### TASK DIRECTIONS
Starting at the line that contains "Rebuild this chart" and stopping at the line that contains "ax = fig.add_axes([0.2651, 0.129, 0.5187, 0.8558])", copy every line exactly, both ends included, without the pictures.

━━━ AVAILABLE DATA ━━━

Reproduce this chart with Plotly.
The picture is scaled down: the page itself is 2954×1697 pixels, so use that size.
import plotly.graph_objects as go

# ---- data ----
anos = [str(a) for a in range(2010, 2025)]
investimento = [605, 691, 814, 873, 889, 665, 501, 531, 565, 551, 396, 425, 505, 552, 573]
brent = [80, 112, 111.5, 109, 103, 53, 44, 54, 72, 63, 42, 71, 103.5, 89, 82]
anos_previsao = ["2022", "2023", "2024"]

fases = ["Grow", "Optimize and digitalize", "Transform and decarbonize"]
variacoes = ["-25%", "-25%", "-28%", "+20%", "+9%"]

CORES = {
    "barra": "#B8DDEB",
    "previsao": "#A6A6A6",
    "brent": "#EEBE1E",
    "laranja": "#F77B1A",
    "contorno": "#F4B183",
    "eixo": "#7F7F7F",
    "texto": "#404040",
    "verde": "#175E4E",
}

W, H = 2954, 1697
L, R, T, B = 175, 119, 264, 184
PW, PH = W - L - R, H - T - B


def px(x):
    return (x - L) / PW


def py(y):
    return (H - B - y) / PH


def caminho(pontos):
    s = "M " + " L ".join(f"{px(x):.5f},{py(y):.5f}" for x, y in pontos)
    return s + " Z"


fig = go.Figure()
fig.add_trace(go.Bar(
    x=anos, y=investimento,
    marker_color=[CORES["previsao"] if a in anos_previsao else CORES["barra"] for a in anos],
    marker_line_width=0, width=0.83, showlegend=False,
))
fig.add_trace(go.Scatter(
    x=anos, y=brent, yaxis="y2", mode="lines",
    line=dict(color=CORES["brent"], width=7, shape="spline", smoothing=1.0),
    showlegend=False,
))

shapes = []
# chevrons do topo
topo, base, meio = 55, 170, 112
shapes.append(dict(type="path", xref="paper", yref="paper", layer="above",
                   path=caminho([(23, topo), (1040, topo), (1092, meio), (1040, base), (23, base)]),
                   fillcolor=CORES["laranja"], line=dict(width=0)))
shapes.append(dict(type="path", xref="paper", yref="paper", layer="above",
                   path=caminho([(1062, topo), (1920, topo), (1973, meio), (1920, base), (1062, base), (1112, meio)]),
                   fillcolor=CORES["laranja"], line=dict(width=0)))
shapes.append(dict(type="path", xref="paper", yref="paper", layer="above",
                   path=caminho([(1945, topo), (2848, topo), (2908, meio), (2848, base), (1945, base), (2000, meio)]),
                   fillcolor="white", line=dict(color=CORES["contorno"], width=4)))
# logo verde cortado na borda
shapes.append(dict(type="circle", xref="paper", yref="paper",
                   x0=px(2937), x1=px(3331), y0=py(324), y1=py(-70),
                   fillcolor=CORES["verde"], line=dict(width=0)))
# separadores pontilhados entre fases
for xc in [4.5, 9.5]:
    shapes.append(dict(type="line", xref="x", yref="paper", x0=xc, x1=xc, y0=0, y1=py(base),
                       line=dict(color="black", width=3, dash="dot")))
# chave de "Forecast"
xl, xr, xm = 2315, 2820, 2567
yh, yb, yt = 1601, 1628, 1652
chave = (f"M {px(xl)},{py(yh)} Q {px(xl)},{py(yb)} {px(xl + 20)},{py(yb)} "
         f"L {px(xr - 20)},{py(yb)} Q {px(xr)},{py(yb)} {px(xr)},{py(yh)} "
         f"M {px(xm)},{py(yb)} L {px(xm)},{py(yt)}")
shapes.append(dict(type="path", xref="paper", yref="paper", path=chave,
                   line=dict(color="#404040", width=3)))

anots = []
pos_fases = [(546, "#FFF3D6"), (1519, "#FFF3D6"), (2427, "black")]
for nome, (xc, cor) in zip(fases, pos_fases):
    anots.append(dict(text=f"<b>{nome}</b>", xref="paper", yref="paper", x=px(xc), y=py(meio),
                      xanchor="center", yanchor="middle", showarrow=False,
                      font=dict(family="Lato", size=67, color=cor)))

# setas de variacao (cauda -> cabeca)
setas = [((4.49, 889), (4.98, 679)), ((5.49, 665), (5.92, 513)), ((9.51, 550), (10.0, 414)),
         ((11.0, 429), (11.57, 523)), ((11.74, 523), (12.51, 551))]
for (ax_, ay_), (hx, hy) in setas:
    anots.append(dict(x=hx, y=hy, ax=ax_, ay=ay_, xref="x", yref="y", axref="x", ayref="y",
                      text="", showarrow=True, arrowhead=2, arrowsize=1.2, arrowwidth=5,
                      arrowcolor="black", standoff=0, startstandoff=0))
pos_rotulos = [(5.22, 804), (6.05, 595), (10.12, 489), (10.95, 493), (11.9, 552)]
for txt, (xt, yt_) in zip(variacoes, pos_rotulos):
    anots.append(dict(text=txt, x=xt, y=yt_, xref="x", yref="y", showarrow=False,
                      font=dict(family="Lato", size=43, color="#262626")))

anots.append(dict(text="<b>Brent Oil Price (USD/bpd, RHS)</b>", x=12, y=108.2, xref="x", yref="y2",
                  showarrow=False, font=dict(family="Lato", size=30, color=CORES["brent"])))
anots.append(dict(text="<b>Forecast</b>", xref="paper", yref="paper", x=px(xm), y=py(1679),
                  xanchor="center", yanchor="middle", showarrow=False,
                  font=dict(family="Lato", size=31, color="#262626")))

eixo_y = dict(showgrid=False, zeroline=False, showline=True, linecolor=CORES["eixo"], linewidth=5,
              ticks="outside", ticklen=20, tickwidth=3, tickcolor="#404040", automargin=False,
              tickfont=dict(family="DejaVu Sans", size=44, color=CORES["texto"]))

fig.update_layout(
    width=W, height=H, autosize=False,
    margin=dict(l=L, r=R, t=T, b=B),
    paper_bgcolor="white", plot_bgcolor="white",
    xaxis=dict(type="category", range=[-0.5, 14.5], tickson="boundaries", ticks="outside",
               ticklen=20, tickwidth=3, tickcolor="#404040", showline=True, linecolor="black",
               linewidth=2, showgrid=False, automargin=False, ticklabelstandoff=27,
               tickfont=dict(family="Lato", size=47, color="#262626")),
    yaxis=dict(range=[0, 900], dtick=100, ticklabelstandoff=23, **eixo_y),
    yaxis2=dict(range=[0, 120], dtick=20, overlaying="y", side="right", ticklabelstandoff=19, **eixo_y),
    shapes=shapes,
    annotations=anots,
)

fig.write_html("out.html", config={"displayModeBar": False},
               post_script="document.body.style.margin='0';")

━━━
━━━ AVAILABLE DATA ━━━

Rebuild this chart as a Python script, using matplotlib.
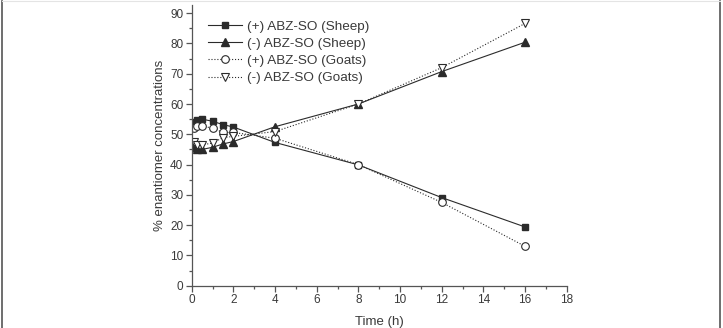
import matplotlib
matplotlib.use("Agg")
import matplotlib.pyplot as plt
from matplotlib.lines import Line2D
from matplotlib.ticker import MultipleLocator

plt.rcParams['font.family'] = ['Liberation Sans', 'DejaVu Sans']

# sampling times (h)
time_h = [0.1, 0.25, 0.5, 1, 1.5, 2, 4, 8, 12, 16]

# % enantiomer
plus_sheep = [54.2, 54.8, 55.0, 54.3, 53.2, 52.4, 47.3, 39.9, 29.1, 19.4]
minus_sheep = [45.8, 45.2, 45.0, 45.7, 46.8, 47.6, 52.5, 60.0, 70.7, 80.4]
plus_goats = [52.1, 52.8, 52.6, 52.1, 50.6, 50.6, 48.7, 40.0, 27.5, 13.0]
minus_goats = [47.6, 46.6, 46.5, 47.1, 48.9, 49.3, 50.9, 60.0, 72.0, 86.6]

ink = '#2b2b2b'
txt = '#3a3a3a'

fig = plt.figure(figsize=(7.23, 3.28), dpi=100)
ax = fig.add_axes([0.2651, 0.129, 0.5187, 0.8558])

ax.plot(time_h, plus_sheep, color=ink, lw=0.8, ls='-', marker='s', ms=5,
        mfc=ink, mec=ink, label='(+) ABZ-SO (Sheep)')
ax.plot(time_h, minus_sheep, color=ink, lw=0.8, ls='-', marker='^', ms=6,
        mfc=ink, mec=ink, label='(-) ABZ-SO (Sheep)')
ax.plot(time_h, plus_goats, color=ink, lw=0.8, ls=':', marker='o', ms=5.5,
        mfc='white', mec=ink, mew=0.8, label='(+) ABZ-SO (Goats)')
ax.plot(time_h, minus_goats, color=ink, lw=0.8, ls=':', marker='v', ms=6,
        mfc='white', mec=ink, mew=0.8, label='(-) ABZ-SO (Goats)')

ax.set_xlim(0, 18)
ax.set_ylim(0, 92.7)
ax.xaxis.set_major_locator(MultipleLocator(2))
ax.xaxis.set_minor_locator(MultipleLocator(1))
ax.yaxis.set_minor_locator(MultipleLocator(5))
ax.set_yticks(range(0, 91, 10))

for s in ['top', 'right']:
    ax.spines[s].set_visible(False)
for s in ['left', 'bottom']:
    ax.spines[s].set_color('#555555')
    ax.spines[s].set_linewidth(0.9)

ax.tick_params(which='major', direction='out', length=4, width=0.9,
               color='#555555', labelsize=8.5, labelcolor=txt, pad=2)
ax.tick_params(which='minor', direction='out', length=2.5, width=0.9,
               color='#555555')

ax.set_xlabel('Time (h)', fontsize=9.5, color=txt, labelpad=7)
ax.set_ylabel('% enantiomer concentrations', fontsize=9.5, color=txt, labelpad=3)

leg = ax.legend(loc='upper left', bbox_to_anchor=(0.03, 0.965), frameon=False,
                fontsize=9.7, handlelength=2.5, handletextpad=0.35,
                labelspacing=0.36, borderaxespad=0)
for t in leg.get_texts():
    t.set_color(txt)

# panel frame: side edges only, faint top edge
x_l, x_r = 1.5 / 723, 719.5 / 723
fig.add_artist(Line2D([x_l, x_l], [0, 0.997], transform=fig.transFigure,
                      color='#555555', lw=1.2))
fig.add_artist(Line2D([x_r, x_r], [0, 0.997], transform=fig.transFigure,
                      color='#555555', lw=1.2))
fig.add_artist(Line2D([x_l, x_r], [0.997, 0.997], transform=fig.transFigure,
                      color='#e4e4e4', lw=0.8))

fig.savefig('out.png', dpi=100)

━━━

### SOLUTION
Rebuild this chart as a Python script, using matplotlib.
import matplotlib
matplotlib.use("Agg")
import matplotlib.pyplot as plt
from matplotlib.lines import Line2D
from matplotlib.ticker import MultipleLocator

plt.rcParams['font.family'] = ['Liberation Sans', 'DejaVu Sans']

# sampling times (h)
time_h = [0.1, 0.25, 0.5, 1, 1.5, 2, 4, 8, 12, 16]

# % enantiomer
plus_sheep = [54.2, 54.8, 55.0, 54.3, 53.2, 52.4, 47.3, 39.9, 29.1, 19.4]
minus_sheep = [45.8, 45.2, 45.0, 45.7, 46.8, 47.6, 52.5, 60.0, 70.7, 80.4]
plus_goats = [52.1, 52.8, 52.6, 52.1, 50.6, 50.6, 48.7, 40.0, 27.5, 13.0]
minus_goats = [47.6, 46.6, 46.5, 47.1, 48.9, 49.3, 50.9, 60.0, 72.0, 86.6]

ink = '#2b2b2b'
txt = '#3a3a3a'

fig = plt.figure(figsize=(7.23, 3.28), dpi=100)
ax = fig.add_axes([0.2651, 0.129, 0.5187, 0.8558])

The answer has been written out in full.